The Independent got a first look at the new feature in action, and the Personal Voice sounded remarkably similar to the user’s actual voice, albeit with a slightly robotic, synthesised tone.

It can be trained in 15 minutes simply by reading a bunch of randomly generated text prompts, and uses on-device machine learning to ensure your data is kept private and secure.    

Personal Voice will be available for use with Apple’s new Live Speech feature on iOS, which will let users type what they want to say and have it spoken out loud, during in-person conversations, as well as with phone and FaceTime calls.

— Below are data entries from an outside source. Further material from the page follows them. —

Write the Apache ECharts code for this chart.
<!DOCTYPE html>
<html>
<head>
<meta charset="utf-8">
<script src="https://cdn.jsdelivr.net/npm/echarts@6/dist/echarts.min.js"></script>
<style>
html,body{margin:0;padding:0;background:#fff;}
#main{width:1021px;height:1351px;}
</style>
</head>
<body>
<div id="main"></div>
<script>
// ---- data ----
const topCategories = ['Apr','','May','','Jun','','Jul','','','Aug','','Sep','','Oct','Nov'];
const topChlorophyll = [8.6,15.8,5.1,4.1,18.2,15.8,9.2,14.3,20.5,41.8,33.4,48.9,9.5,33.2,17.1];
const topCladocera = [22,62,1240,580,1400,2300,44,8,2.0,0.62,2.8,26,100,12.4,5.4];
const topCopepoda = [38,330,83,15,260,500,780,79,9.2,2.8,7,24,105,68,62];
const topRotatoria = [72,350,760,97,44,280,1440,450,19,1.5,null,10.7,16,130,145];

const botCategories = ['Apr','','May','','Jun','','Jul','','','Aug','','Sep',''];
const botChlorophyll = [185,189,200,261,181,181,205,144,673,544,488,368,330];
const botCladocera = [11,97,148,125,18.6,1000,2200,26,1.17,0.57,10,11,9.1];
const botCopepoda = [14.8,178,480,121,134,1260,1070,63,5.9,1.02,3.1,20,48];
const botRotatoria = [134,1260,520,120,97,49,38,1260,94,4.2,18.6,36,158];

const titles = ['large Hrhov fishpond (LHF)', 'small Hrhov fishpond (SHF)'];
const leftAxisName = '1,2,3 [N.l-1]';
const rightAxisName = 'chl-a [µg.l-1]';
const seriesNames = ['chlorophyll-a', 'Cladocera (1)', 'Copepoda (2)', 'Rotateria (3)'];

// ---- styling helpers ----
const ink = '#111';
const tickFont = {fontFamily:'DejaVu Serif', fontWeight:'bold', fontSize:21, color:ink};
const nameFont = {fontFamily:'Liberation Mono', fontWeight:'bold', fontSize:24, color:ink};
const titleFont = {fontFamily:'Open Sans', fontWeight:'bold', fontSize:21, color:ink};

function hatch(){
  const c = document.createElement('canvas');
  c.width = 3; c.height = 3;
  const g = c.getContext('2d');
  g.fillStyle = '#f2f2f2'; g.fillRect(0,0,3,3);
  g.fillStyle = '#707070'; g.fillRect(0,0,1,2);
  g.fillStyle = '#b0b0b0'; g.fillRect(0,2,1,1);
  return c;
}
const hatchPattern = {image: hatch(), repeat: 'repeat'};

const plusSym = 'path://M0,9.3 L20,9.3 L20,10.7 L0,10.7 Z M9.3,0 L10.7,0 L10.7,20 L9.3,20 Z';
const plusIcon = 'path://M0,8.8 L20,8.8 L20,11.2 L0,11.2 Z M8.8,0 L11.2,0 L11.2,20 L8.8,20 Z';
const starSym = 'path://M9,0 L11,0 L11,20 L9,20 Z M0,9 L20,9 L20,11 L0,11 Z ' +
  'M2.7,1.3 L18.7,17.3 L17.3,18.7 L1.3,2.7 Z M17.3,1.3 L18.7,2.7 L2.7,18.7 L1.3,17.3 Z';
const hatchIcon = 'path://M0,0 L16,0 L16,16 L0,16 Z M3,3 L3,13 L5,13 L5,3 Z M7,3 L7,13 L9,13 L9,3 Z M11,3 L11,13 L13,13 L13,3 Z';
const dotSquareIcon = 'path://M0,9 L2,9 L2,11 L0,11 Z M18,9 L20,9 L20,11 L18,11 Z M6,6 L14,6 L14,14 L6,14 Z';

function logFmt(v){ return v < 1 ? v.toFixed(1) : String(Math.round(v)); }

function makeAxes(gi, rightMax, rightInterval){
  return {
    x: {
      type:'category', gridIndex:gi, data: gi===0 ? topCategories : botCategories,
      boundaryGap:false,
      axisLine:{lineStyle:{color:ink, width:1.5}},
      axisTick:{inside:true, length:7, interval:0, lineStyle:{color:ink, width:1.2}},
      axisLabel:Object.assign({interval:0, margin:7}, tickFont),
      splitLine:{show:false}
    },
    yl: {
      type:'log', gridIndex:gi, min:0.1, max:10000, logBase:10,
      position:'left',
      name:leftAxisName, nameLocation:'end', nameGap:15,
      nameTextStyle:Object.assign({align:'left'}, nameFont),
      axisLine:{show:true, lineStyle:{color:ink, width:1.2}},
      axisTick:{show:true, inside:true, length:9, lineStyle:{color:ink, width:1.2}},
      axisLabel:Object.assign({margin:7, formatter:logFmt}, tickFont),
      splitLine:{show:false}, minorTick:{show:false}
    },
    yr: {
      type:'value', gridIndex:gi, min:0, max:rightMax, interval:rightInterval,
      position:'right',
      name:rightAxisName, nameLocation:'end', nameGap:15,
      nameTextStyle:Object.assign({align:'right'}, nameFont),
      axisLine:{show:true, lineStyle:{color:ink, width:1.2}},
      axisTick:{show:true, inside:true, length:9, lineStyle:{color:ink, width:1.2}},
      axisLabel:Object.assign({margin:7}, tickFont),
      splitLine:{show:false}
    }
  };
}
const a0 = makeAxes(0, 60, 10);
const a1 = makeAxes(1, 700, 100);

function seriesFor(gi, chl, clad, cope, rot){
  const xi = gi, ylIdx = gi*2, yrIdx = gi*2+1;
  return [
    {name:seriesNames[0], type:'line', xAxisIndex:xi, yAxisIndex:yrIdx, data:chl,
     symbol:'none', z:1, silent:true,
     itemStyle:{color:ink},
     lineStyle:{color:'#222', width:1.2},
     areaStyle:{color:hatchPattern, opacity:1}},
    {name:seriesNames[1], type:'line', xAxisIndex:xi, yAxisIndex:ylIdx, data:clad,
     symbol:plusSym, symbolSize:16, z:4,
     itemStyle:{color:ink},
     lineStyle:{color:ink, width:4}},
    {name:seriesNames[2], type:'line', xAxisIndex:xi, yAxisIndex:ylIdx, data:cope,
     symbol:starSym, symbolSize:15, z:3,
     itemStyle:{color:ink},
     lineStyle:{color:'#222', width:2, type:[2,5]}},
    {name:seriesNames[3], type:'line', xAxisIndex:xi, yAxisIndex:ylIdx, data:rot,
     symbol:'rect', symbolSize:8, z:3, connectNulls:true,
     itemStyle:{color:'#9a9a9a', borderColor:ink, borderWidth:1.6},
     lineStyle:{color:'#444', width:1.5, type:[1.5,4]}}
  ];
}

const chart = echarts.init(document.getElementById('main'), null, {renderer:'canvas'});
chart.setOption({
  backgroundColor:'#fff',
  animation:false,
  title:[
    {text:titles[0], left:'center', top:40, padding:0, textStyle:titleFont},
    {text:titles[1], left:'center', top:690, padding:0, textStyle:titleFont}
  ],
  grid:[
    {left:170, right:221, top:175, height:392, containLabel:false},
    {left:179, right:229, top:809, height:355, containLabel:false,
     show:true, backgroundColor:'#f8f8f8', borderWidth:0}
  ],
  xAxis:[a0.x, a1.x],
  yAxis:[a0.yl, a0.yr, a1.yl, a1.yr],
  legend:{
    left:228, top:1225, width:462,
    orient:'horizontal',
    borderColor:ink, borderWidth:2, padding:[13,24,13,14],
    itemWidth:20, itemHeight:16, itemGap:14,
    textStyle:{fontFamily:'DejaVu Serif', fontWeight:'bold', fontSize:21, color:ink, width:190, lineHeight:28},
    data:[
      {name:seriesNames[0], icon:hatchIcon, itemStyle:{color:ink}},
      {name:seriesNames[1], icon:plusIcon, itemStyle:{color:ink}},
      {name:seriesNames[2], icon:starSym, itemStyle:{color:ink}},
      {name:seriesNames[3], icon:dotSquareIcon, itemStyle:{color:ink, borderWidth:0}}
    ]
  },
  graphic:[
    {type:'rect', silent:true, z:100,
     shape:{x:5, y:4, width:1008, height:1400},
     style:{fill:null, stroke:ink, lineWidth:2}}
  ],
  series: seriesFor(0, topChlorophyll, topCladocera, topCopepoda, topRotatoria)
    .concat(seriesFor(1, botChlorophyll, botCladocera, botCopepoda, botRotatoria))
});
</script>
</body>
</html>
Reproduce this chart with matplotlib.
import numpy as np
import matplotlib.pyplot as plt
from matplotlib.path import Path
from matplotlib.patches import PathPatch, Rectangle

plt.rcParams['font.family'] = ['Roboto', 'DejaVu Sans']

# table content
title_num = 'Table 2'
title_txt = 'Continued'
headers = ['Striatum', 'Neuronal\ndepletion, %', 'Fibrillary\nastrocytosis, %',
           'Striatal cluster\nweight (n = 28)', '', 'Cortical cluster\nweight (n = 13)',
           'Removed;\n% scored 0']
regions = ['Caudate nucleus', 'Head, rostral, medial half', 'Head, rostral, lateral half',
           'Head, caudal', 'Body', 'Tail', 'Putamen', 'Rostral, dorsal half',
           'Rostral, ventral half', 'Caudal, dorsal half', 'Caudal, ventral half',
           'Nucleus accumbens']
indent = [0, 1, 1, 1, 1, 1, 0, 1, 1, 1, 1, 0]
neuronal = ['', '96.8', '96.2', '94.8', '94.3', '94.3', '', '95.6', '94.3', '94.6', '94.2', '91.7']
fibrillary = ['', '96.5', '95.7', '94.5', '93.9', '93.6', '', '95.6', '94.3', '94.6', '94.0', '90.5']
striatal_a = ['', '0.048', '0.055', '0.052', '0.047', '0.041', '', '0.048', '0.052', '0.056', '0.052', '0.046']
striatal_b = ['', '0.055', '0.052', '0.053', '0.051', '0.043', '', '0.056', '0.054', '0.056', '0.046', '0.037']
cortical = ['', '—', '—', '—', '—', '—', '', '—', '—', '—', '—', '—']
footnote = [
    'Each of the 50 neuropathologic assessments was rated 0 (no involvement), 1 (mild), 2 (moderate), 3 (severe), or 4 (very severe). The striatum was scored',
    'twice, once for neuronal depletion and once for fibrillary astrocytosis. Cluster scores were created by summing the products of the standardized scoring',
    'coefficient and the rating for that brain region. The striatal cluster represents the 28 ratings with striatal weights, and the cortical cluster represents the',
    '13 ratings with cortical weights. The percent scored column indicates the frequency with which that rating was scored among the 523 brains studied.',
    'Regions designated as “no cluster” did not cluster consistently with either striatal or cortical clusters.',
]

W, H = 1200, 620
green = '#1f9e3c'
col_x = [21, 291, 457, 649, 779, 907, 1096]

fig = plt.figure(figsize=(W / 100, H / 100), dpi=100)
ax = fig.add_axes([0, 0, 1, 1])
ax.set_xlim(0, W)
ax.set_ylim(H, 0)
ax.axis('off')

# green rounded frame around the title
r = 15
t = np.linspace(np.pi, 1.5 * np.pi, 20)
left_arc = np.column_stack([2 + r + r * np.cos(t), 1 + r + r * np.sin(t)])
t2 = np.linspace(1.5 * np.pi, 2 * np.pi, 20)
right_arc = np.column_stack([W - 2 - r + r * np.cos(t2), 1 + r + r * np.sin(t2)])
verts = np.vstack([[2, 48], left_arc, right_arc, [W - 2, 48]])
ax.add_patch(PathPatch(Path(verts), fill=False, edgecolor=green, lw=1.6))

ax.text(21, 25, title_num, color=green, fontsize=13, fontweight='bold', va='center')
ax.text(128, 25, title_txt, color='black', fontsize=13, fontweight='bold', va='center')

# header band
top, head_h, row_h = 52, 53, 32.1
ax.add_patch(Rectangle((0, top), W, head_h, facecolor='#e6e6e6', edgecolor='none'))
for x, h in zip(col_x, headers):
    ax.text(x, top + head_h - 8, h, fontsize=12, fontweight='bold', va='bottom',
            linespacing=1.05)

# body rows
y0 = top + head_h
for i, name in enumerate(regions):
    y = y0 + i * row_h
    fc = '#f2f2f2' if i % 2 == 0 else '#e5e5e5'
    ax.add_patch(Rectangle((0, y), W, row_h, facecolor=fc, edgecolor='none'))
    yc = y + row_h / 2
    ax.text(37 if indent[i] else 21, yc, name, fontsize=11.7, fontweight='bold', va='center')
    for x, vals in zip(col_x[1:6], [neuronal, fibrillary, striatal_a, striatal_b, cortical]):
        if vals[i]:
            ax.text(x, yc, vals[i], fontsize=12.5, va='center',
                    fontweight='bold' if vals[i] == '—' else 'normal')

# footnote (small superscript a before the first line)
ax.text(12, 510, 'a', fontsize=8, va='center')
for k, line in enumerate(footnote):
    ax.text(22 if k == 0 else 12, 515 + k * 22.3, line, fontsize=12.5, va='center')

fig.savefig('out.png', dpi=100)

The feature is said to work with all accents and dialects. 

(Apple )

As well as features for speech accessibility, Apple announced a cognitive disability setting for the iPhone and iPad called Assistive Access, which essentially lets you pare your device down to a few core apps of your choosing.

Arranged in a grid or a list, it simplifies the user interface down to large, easily readable buttons, so you can make calls, access an emoji-only keyboard, and a fuss-free camera, without the clutter.

Companies such as Doro and Jitterbug currently have a stranglehold on the “simple phone”, offering devices for senior users that strip away the bulk, and deliver a simple user interface with large high-contrast buttons that make it easy to use a phone.

With Apple’s new Assistive Access feature, those with cognitive disabilities will be able to take advantage of a mainstream iPhone device and its features without having to opt for an Android device or one designed for their specific need.

(Apple )

In addition, Apple previewed a new feature in the Magnifier app for low vision users called Point and Speak, which makes use of the camera, the LiDAR Scanner and on-device machine learning to read aloud text that a user places their finger on.

Plus, the company announced Mac support for Made for iPhone hearing devices, phonetic suggestions for Voice Control users and the ability for Switch Control users to turn their switches into game controllers on the iPhone and iPad.    

Apple has made it a tradition over the years to unveil new accessibility features ahead of WWDC in June, where it usually reveals the next iOS update, emphasising its prioritisation of accessibility within the iOS ecosystem.

While  Apple didn’t state when exactly the new updates would be coming to its devices later this year, a rollout alongside iOS 17 seems likely, given previous announcements.